The Paris Vendetta cover

The Paris Vendetta

Cotton Malone • Book 5

by Steve Berry, Scott Brick

3.94 Goodreads
(20.2K ratings)

Why You'll Love This

Napoleon's stolen treasure, a secret buried in his will, and modern assassins — Berry makes history feel like a lit fuse.

  • Great if you want: historical conspiracy layered into a fast, globe-trotting thriller
  • The experience: propulsive and cinematic — chapters end on hooks, momentum rarely drops
  • The writing: Berry blends real history into fiction with confident, well-researched precision
  • Skip if: you want character depth over plot machinery — Malone stays surface-level

About This Book

Napoleon Bonaparte carried a secret to his grave — and two centuries later, the scramble to uncover it is drawing in spies, assassins, and a former government operative who would rather be selling books. Steve Berry's fifth Cotton Malone thriller drops its reluctant hero into a conspiracy that spans from a Copenhagen bookshop to the corridors of European power, with a shadowy cabal and a hidden fortune at the center of it all. The stakes are global, but the story never loses sight of the personal cost to a man who keeps getting pulled back into a world he thought he'd left behind.

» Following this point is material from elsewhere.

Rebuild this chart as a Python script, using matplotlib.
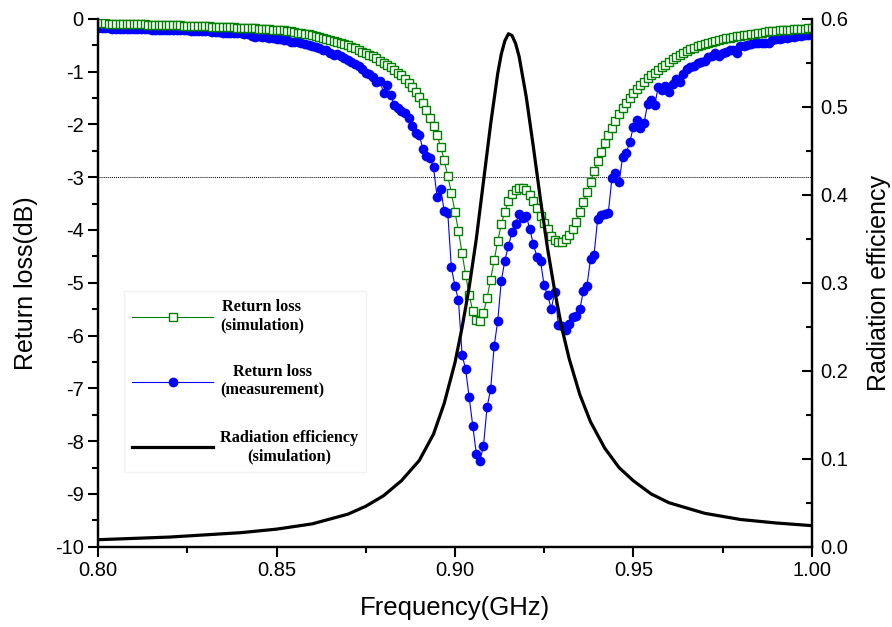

Berry writes historical thrillers with a particular architecture: real history embedded inside propulsive fiction, so the pages turn fast but leave something behind. The research into Napoleonic lore and the mechanics of financial power gives the plot genuine texture without slowing its momentum. Malone himself is a well-worn protagonist by this point in the series — skeptical, capable, more complicated than he first appears — and Berry uses that familiarity to take real risks with the character here. It's a thriller that respects the reader's intelligence while keeping the accelerator down.